Déchets nucléaires. Déchets toxiques. Industriels, hospitaliers, pharmaceutiques.
François regarde encore les photos, hébété. Anéanti. À un moment, sur un des clichés, il croise une femme. Une jolie brune, la quarantaine.
— C’est elle la journaliste que tu as tuée ?
François a de la haine dans la voix. Ça déborde jusque dans ses yeux. Un fût de déchets toxiques vient de se déverser dans sa tête, aussi.
— Oui. Elle s’appelait Ilaria.
Cette femme qui a eu le courage avec son assistant d’aller dans ce pays de tous les dangers pour faire connaître au monde l’horreur de ce trafic… François a son assassin à côté de lui. Juste à côté.
Il voyage avec depuis des jours.
Il l’appelle Petit, l’a fait passer pour son fils.
— T’es vraiment qu’un salaud…
Paul garde les yeux baissés.
— T’entends ? T’es qu’un salaud !
— Oui, j’entends.
Davin s’éloigne un peu.
— Comment as-tu pu commettre une chose pareille ? Comment tu as pu faire tout ça ?
— J’avais pas vraiment le choix…
— Si, on a toujours le choix ! hurle Davin. Tu aurais pu te tirer ! De toute façon, ça a changé quoi de l’avoir tuée, hein ? Ils veulent ta peau quand même ! Comment tu as pu assassiner cette femme ?
Paul garde les mâchoires soudées. François, appuyé sur le capot de la voiture, tente de retrouver un semblant de calme.

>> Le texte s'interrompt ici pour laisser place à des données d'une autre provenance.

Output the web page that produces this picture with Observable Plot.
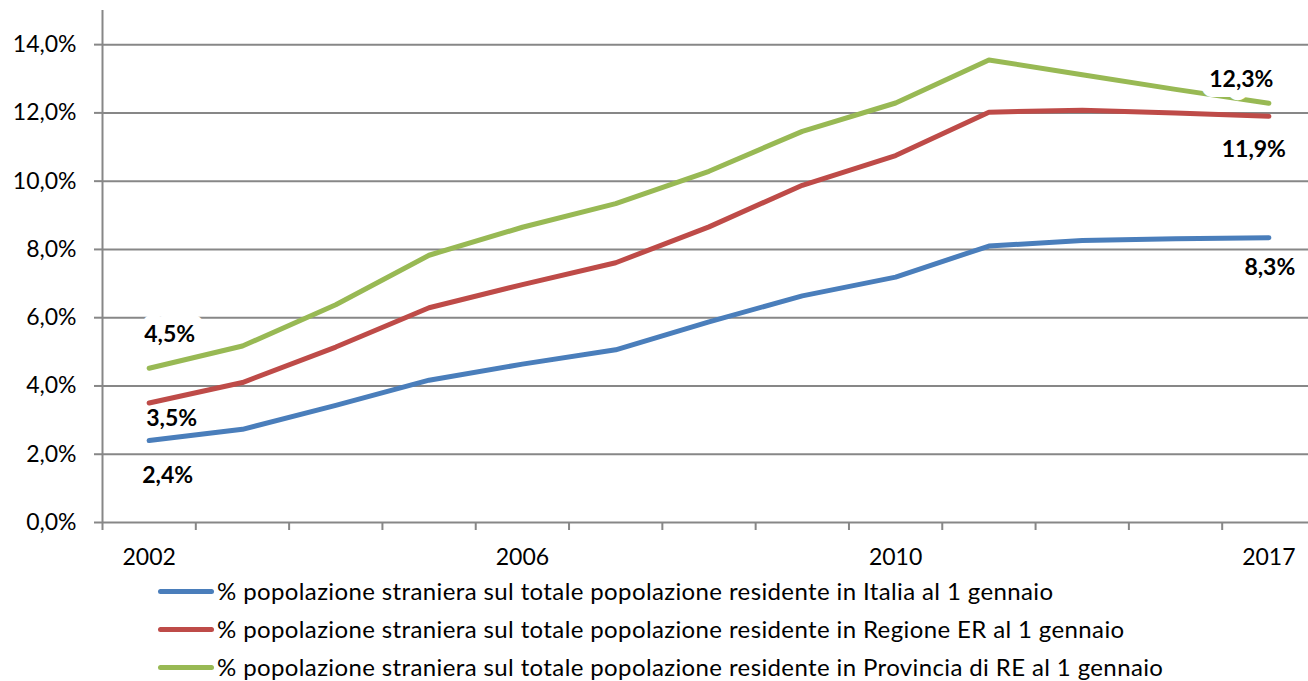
<!DOCTYPE html>
<html>
<head>
<meta charset="utf-8">
<script src="https://cdn.jsdelivr.net/npm/d3@7"></script>
<script src="https://cdn.jsdelivr.net/npm/@observablehq/plot@0.6"></script>
<style>
  html, body { margin: 0; padding: 0; background: #fff; overflow: hidden; width: 1308px; height: 681px; }
  #wrap { position: relative; width: 1308px; height: 681px; overflow: hidden; font-family: Lato, "Open Sans", "Liberation Sans", sans-serif; }
  #chart { position: absolute; left: 0; top: 0; width: 1315px; }
  #chart svg { max-width: none !important; }
  #legend { position: absolute; left: 158px; top: 572px; }
  .row { display: flex; align-items: center; height: 38px; }
  .sw { width: 56px; height: 5px; border-radius: 3px; flex: none; }
  .lab { margin-left: 3px; font-size: 24px; line-height: 20px; letter-spacing: 0.38px; color: #000; white-space: nowrap; }
</style>
</head>
<body>
<div id="wrap"><div id="chart"></div><div id="legend"></div></div>
<script>
// categories (only every 4th label is shown on the axis)
const years = ["2002", "2003", "2004", "2005", "2006", "2007", "2008", "2009", "2010", "2014", "2015", "2016", "2017"];
const xLabelIdx = [0, 4, 8, 12];
const yTicks = [0, 2, 4, 6, 8, 10, 12, 14];

// % foreign population on total resident population at 1 January
const italia      = [2.40, 2.73, 3.43, 4.17, 4.64, 5.06, 5.88, 6.64, 7.19, 8.10, 8.26, 8.31, 8.34];
const regioneER   = [3.50, 4.10, 5.14, 6.29, 6.97, 7.61, 8.66, 9.88, 10.75, 12.02, 12.08, 12.00, 11.90];
const provinciaRE = [4.52, 5.17, 6.38, 7.83, 8.65, 9.34, 10.29, 11.46, 12.29, 13.55, 13.12, 12.69, 12.28];

const seriesNames = [
  "% popolazione straniera sul totale popolazione residente in Italia al 1 gennaio",
  "% popolazione straniera sul totale popolazione residente in Regione ER al 1 gennaio",
  "% popolazione straniera sul totale popolazione residente in Provincia di RE al 1 gennaio"
];
const seriesColors = ["#4A7EBB", "#BE4B48", "#98B954"];
const seriesValues = [italia, regioneER, provinciaRE];

const data = seriesValues.flatMap((vals, s) => vals.map((v, i) => ({i, year: years[i], v, s: seriesNames[s]})));
const n = years.length;
const bounds = d3.range(n + 1).map(i => i - 0.5);
const fmt = v => v.toFixed(1).replace(".", ",") + "%";
const grid = "#878787";
const font = 'Lato, "Open Sans", "Liberation Sans", sans-serif';

const pt = (s, i) => [{i, v: seriesValues[s][i], t: fmt(seriesValues[s][i])}];
const label = (s, i, dx, dy, halo) => Plot.text(pt(s, i), {
  x: "i", y: "v", text: "t", dx, dy,
  fontWeight: "bold", fontSize: 23, fill: "#000",
  ...(halo ? {stroke: "white", strokeWidth: 20, strokeLinejoin: "round", paintOrder: "stroke"} : {})
});

const chart = Plot.plot({
  width: 1315, height: 575,
  marginLeft: 102, marginRight: 0, marginTop: 10, marginBottom: 53,
  style: {fontFamily: font, fontSize: "23px", color: "#000", background: "white", overflow: "visible", maxWidth: "none"},
  x: {type: "linear", domain: [-0.5, n - 0.5], axis: null},
  y: {domain: [0, 15], axis: null},
  color: {domain: seriesNames, range: seriesColors},
  marks: [
    Plot.ruleY(yTicks, {x1: -0.5, x2: n - 0.5, stroke: grid, strokeWidth: 2}),
    Plot.ruleX([-0.5], {y1: 0, y2: 15, stroke: grid, strokeWidth: 2}),
    Plot.axisY(yTicks, {tickSize: 8, tickPadding: 18, tickFormat: fmt, stroke: grid, strokeWidth: 2, fill: "#000", fontSize: 23, label: null}),
    Plot.axisX(bounds, {tickSize: 8, tickFormat: () => "", stroke: grid, strokeWidth: 2, label: null}),
    Plot.axisX(xLabelIdx, {tickSize: 0, tickPadding: 26, tickFormat: i => years[i], fill: "#000", fontSize: 23, label: null}),
    Plot.line(data, {x: "i", y: "v", z: "s", stroke: "s", strokeWidth: 5, strokeLinecap: "round", strokeLinejoin: "round"}),
    label(2, 0, 20.5, -34, true),
    label(1, 0, 22.5, 16, false),
    label(0, 0, 18.5, 35, false),
    label(2, n - 1, -27.5, -24, true),
    label(1, n - 1, -15, 33, false),
    label(0, n - 1, 1, 30, false)
  ]
});
document.getElementById("chart").appendChild(chart);

const legend = document.getElementById("legend");
seriesNames.forEach((name, k) => {
  const row = document.createElement("div");
  row.className = "row";
  const sw = document.createElement("div");
  sw.className = "sw";
  sw.style.background = seriesColors[k];
  const lab = document.createElement("span");
  lab.className = "lab";
  lab.textContent = name;
  row.appendChild(sw);
  row.appendChild(lab);
  legend.appendChild(row);
});
</script>
</body>
</html>
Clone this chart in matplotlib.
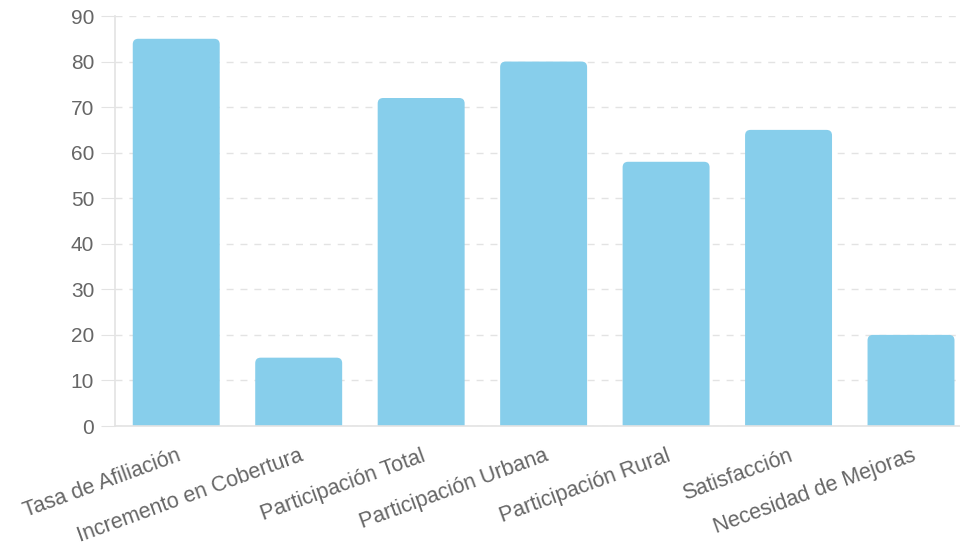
import matplotlib.pyplot as plt
from matplotlib.patches import FancyBboxPatch

plt.rcParams['font.family'] = ['Liberation Sans', 'DejaVu Sans']

categories = ['Tasa de Afiliación', 'Incremento en Cobertura', 'Participación Total',
              'Participación Urbana', 'Participación Rural', 'Satisfacción',
              'Necesidad de Mejoras']
values = [85, 15, 72, 80, 58, 65, 20]

bar_color = '#87CEEB'
grid_color = '#e3e3e3'
text_color = '#666666'

fig = plt.figure(figsize=(9.6, 5.46), dpi=100)
ax = fig.add_axes([115 / 960, 120 / 546, 845 / 960, 410 / 546])

x = list(range(len(categories)))
bars = ax.bar(x, values, width=0.71, color=bar_color)

ax.set_xlim(-0.5, 6.4)
ax.set_ylim(0, 90)

# swap the plain rectangles for rounded ones (bottom hidden below the axis)
px_x = 845 / 6.9
px_y = 410 / 90
aspect = px_x / px_y
for b in bars:
    b.set_visible(False)
    rb = FancyBboxPatch((b.get_x(), -3), b.get_width(), b.get_height() + 3,
                        boxstyle='round,pad=0,rounding_size=0.045',
                        mutation_aspect=aspect, facecolor=bar_color,
                        edgecolor='none', clip_on=True)
    ax.add_patch(rb)

ax.set_yticks(range(0, 91, 10))
ax.grid(axis='y', color=grid_color, linestyle=(0, (5, 5)), linewidth=1)
ax.set_axisbelow(True)

ax.set_xticks(x)
ax.set_xticklabels(categories, rotation=20, ha='right', rotation_mode='anchor')

for s in ['top', 'right']:
    ax.spines[s].set_visible(False)
for s in ['left', 'bottom']:
    ax.spines[s].set_color(grid_color)
    ax.spines[s].set_linewidth(1.2)

ax.tick_params(axis='y', length=10, color=grid_color, labelsize=15,
               labelcolor=text_color, pad=5)
ax.tick_params(axis='x', length=0, labelsize=15.5, labelcolor=text_color, pad=14)

plt.savefig('out.png', dpi=100)
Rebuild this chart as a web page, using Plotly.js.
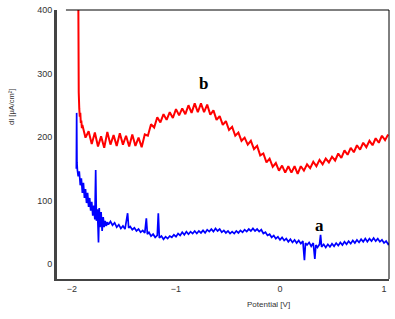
<!DOCTYPE html>
<html>
<head>
<meta charset="utf-8">
<script src="https://cdn.plot.ly/plotly-3.0.1.min.js"></script>
<style>
  html, body { margin: 0; padding: 0; background: #fff; }
  #plot { width: 395px; height: 319px; }
</style>
</head>
<body>
<div id="plot"></div>
<script>
// curve b (red), noise included
var potB = [-1.945, -1.942, -1.938, -1.935, -1.93, -1.925, -1.92, -1.915, -1.91, -1.905,
  -1.90, -1.87, -1.84, -1.81, -1.78, -1.75, -1.72, -1.69, -1.66, -1.63,
  -1.60, -1.57, -1.54, -1.51, -1.48, -1.45, -1.42, -1.39, -1.36, -1.33,
  -1.30, -1.27, -1.24, -1.21, -1.18, -1.15, -1.12, -1.09, -1.06, -1.03,
  -1.00, -0.97, -0.94, -0.91, -0.88, -0.85, -0.82, -0.79, -0.76, -0.73,
  -0.70, -0.67, -0.64, -0.61, -0.58, -0.55, -0.52, -0.49, -0.46, -0.43,
  -0.40, -0.37, -0.34, -0.31, -0.28, -0.25, -0.22, -0.19, -0.16, -0.13,
  -0.10, -0.07, -0.04, -0.01, 0.02, 0.05, 0.08, 0.11, 0.14, 0.17,
  0.20, 0.23, 0.26, 0.29, 0.32, 0.35, 0.38, 0.41, 0.44, 0.47,
  0.50, 0.53, 0.56, 0.59, 0.62, 0.65, 0.68, 0.71, 0.74, 0.77,
  0.80, 0.83, 0.86, 0.89, 0.92, 0.95, 0.98, 1.01, 1.04];
var currB = [640, 420, 330, 270, 245, 232, 238, 222, 226, 214,
  219, 199, 209, 189, 207, 185, 201, 183, 208, 188,
  203, 186, 206, 188, 202, 185, 204, 186, 199, 184,
  204, 202, 220, 215, 231, 223, 236, 227, 239, 230,
  244, 234, 245, 236, 250, 238, 253, 239, 253, 239,
  251, 235, 242, 227, 233, 219, 225, 211, 216, 202,
  207, 194, 199, 188, 194, 181, 186, 171, 174, 160,
  166, 153, 159, 147, 155, 144, 154, 144, 154, 142,
  154, 147, 157, 151, 161, 154, 164, 157, 166, 160,
  169, 163, 174, 167, 179, 172, 183, 176, 187, 180,
  191, 184, 194, 187, 198, 191, 202, 195, 204];

// curve a (blue)
var potA = [-1.958, -1.955, -1.952, -1.948, -1.94, -1.93, -1.92, -1.91, -1.90, -1.89,
  -1.88, -1.87, -1.86, -1.85, -1.84, -1.83, -1.82, -1.81, -1.80, -1.79,
  -1.78, -1.772, -1.765, -1.755, -1.745, -1.738, -1.73, -1.72, -1.71, -1.70,
  -1.69, -1.68, -1.67, -1.66, -1.65, -1.63, -1.61, -1.59, -1.57, -1.55,
  -1.53, -1.51, -1.49, -1.465, -1.455, -1.44, -1.42, -1.40, -1.38, -1.36,
  -1.34, -1.32, -1.30, -1.285, -1.275, -1.26, -1.24, -1.22, -1.20, -1.18,
  -1.17, -1.16, -1.14, -1.12, -1.10, -1.08, -1.06, -1.04, -1.02, -1.00,
  -0.98, -0.96, -0.94, -0.92, -0.90, -0.88, -0.86, -0.84, -0.82, -0.80,
  -0.78, -0.76, -0.74, -0.72, -0.70, -0.68, -0.66, -0.64, -0.62, -0.60,
  -0.58, -0.56, -0.54, -0.52, -0.50, -0.48, -0.46, -0.44, -0.42, -0.40,
  -0.38, -0.36, -0.34, -0.32, -0.30, -0.28, -0.26, -0.24, -0.22, -0.20,
  -0.18, -0.16, -0.14, -0.12, -0.10, -0.08, -0.06, -0.04, -0.02, 0.00,
  0.02, 0.04, 0.06, 0.08, 0.10, 0.12, 0.14, 0.16, 0.18, 0.20,
  0.22, 0.235, 0.245, 0.26, 0.28, 0.30, 0.32, 0.335, 0.345, 0.36,
  0.38, 0.39, 0.40, 0.42, 0.44, 0.46, 0.48, 0.50, 0.52, 0.54,
  0.56, 0.58, 0.60, 0.62, 0.64, 0.66, 0.68, 0.70, 0.72, 0.74,
  0.76, 0.78, 0.80, 0.82, 0.84, 0.86, 0.88, 0.90, 0.92, 0.94,
  0.96, 0.98, 1.00, 1.02, 1.04, 1.05];
var currA = [150, 238, 160, 148, 138, 146, 124, 135, 112, 128,
  104, 118, 96, 112, 90, 104, 84, 98, 76, 92,
  70, 148, 68, 86, 34, 88, 58, 82, 52, 74,
  58, 68, 60, 66, 62, 67, 61, 65, 58, 62,
  56, 60, 55, 80, 57, 59, 54, 57, 52, 55,
  50, 53, 49, 72, 47, 50, 44, 47, 42, 45,
  80, 41, 44, 39, 43, 40, 44, 42, 46, 43,
  48, 45, 50, 46, 51, 47, 51, 48, 52, 48,
  52, 49, 53, 49, 54, 51, 55, 51, 56, 52,
  55, 50, 53, 49, 52, 48, 51, 48, 52, 49,
  53, 50, 54, 51, 55, 52, 56, 52, 55, 51,
  54, 48, 50, 45, 47, 42, 45, 40, 43, 38,
  42, 37, 40, 35, 39, 34, 38, 33, 37, 32,
  36, 6, 33, 30, 34, 28, 33, 8, 30, 26,
  31, 46, 27, 31, 26, 31, 27, 32, 28, 33,
  29, 34, 30, 35, 31, 36, 32, 37, 33, 38,
  34, 39, 35, 40, 35, 40, 36, 41, 36, 40,
  35, 38, 33, 36, 31, 33];

var xTicks = [-2, -1, 0, 1];
var yTicks = [0, 100, 200, 300, 400];

var traceB = {
  x: potB, y: currB,
  mode: "lines", type: "scatter", name: "b",
  line: { color: "#ff0000", width: 2 }
};

var traceA = {
  x: potA, y: currA,
  mode: "lines", type: "scatter", name: "a",
  line: { color: "#0000ff", width: 1.7 }
};

var tickFont = { family: "Liberation Sans, Arial", size: 9, color: "#333" };

var layout = {
  width: 395,
  height: 319,
  margin: { l: 57, r: 6, t: 10, b: 40 },
  paper_bgcolor: "#fff",
  plot_bgcolor: "#fff",
  showlegend: false,
  xaxis: {
    range: [-2.144, 1.048],
    tickvals: xTicks,
    ticks: "",
    showgrid: false,
    zeroline: false,
    showline: true,
    linecolor: "#444",
    linewidth: 2,
    tickfont: tickFont
  },
  yaxis: {
    range: [-23.6, 400],
    tickvals: yTicks,
    ticks: "",
    showgrid: false,
    zeroline: false,
    showline: true,
    linecolor: "#444",
    linewidth: 3,
    tickfont: tickFont
  },
  shapes: [
    { type: "line", xref: "paper", yref: "paper", x0: 0.027, x1: 1, y0: 1, y1: 1,
      line: { color: "#000", width: 1 } },
    { type: "line", xref: "paper", yref: "paper", x0: 1, x1: 1, y0: 0, y1: 1,
      line: { color: "#000", width: 1 } }
  ],
  annotations: [
    { text: "dI [µA/cm²]", xref: "paper", yref: "paper", x: -0.155, y: 0.714,
      textangle: -90, showarrow: false,
      font: { family: "Liberation Sans, Arial", size: 7.5, color: "#333" } },
    { text: "Potential [V]", xref: "paper", yref: "paper", x: 0.636, y: -0.119,
      showarrow: false,
      font: { family: "Liberation Sans, Arial", size: 8, color: "#333" } },
    { text: "<b>b</b>", x: -0.74, y: 285, showarrow: false,
      font: { family: "Liberation Serif, Times New Roman", size: 17, color: "#000" } },
    { text: "<b>a</b>", x: 0.375, y: 61, showarrow: false,
      font: { family: "Liberation Serif, Times New Roman", size: 17, color: "#000" } }
  ]
};

Plotly.newPlot("plot", [traceB, traceA], layout, { displayModeBar: false, staticPlot: true });
</script>
</body>
</html>
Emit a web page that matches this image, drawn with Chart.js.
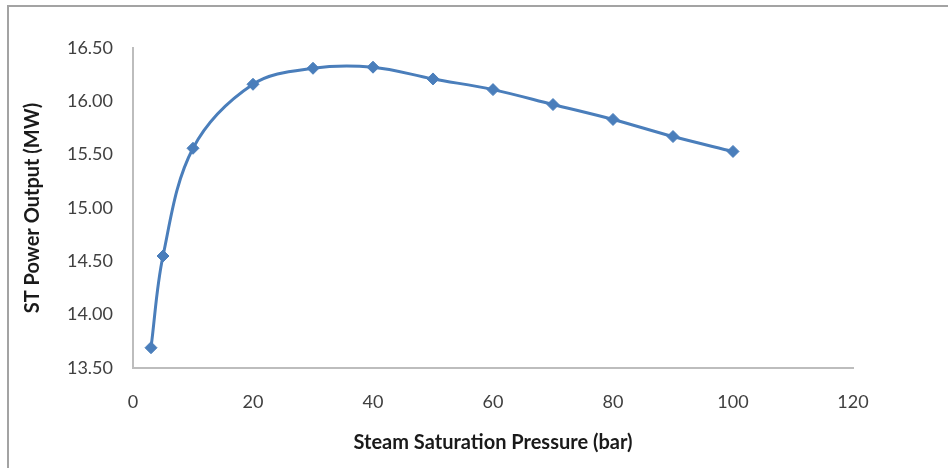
<!DOCTYPE html>
<html>
<head>
<meta charset="utf-8">
<title>ST Power Output vs Steam Saturation Pressure</title>
<script src="https://cdn.jsdelivr.net/npm/chart.js@4/dist/chart.umd.min.js"></script>
<style>
    html, body { margin: 0; padding: 0; background: #ffffff; overflow: hidden; }
    #wrap { position: relative; width: 948px; height: 468px; }
    #frame
    {
        position: absolute; left: 7px; top: 5px; width: 1000px; height: 600px;
        border-left: 2px solid #a3a3a3; border-top: 2px solid #a3a3a3;
    }
    #chart { position: absolute; left: 0; top: 0; }
</style>
</head>
<body>
<div id="wrap">
    <div id="frame"></div>
    <canvas id="chart" width="948" height="468"></canvas>
</div>
<script>
// 데이터
const pressure = [3, 5, 10, 20, 30, 40, 50, 60, 70, 80, 90, 100];
const power = [13.69, 14.55, 15.56, 16.16, 16.31, 16.32, 16.21, 16.11, 15.97, 15.83, 15.67, 15.53];

const xTicks = [0, 20, 40, 60, 80, 100, 120];
const yTicks = [13.5, 14.0, 14.5, 15.0, 15.5, 16.0, 16.5];

const xTitle = "Steam Saturation Pressure (bar)";
const yTitle = "ST Power Output (MW)";

document.addEventListener("DOMContentLoaded", function()
{
    const fontName = "Lato, 'Liberation Sans', sans-serif";
    const lineBlue = "#4a7ebb";

    const points = pressure.map(function(p, i)
    {
        return { x: p, y: power[i] };
    });

    const ctx = document.getElementById("chart").getContext("2d");

    new Chart(ctx,
    {
        type: "line",
        data:
        {
            datasets: [
                {
                    label: yTitle,
                    data: points,
                    borderColor: lineBlue,
                    backgroundColor: lineBlue,
                    borderWidth: 3,
                    tension: 0.35,
                    pointStyle: "rectRot",
                    pointRadius: 6,
                    pointBorderWidth: 1,
                    pointBackgroundColor: lineBlue,
                    pointBorderColor: lineBlue,
                    fill: false
                }
            ]
        },
        options:
        {
            responsive: false,
            animation: false,
            layout: { padding: { left: 0, top: 48, right: 95, bottom: 0 } },
            plugins:
            {
                legend: { display: false },
                tooltip: { enabled: false },
                title: { display: false }
            },
            scales:
            {
                x:
                {
                    type: "linear",
                    min: xTicks[0],
                    max: xTicks[xTicks.length - 1],
                    afterFit: function(scale) { scale.height = 100; },
                    afterBuildTicks: function(scale)
                    {
                        scale.ticks = xTicks.map(function(v) { return { value: v }; });
                    },
                    grid: { display: false, drawTicks: false, tickLength: 0 },
                    border: { display: true, color: "#bdbdbd", width: 2 },
                    ticks:
                    {
                        padding: 23,
                        color: "#404040",
                        font: { family: fontName, size: 18 },
                        maxRotation: 0,
                        callback: function(value) { return String(value); }
                    },
                    title:
                    {
                        display: true,
                        text: xTitle,
                        color: "#1a1a1a",
                        font: { family: fontName, size: 20, weight: "bold" },
                        padding: { top: 0, bottom: 13 }
                    }
                },
                y:
                {
                    type: "linear",
                    min: yTicks[0],
                    max: yTicks[yTicks.length - 1],
                    afterFit: function(scale) { scale.width = 133; },
                    afterBuildTicks: function(scale)
                    {
                        scale.ticks = yTicks.map(function(v) { return { value: v }; });
                    },
                    grid: { display: false, drawTicks: false, tickLength: 0 },
                    border: { display: true, color: "#bdbdbd", width: 2 },
                    ticks:
                    {
                        padding: 20,
                        color: "#404040",
                        font: { family: fontName, size: 18 },
                        callback: function(value) { return Number(value).toFixed(2); }
                    },
                    title:
                    {
                        display: true,
                        text: yTitle,
                        color: "#1a1a1a",
                        font: { family: fontName, size: 20, weight: "bold" },
                        padding: { top: 21, bottom: 0 }
                    }
                }
            }
        }
    });
});
</script>
</body>
</html>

Jusque-là, il avait essayé. Essayé de se persuader que les victimes étaient des pourris, des truands, des rivaux. Mais cette femme…
— C’était horrible, confesse soudain Paul. Ça m’a jamais fait aussi mal… J’ai cru que j’y arriverais pas.
— Ah ouais ? Mais tu y es arrivé ! Ça ne t’a pas posé de problème !
— Ne dis pas ça…
— Tu l’as tuée comment ?
— Une balle dans la tête.
François recommence à tourner en rond. Il shoote dans les cailloux. Ça roule, dans sa tête. Ça tangue. Ça chavire.
Il a besoin de vomir toute la merde qu’il vient d’ingurgiter de force.
— T’es qu’une petite ordure ! De la pire espèce…
Les yeux du gamin brillent avec le soleil. Mais ce ne sont même pas des larmes. Il prend une cigarette, pour se donner le courage d’affronter son ami, tribunal à lui tout seul. Et continuer à se confier. À plaider coupable.
— Elle ressemblait à ma mère. Je revois tout le temps son visage… J’arrive pas à l’effacer.
— J’espère qu’elle te hantera jusqu’à la fin de tes jours ! assène François.
— T’en fais pas, je risque pas de l’oublier.
— Tu crois que tu vas m’attendrir, avec tes belles paroles, petit enfoiré ? Heureusement qu’elle est morte, ta mère ! Parce que si elle te voyait… Si elle voyait ce que tu es devenu…
Paul encaisse. Mais il vacille. Ses yeux brillent de plus en plus. Alors il baisse la tête.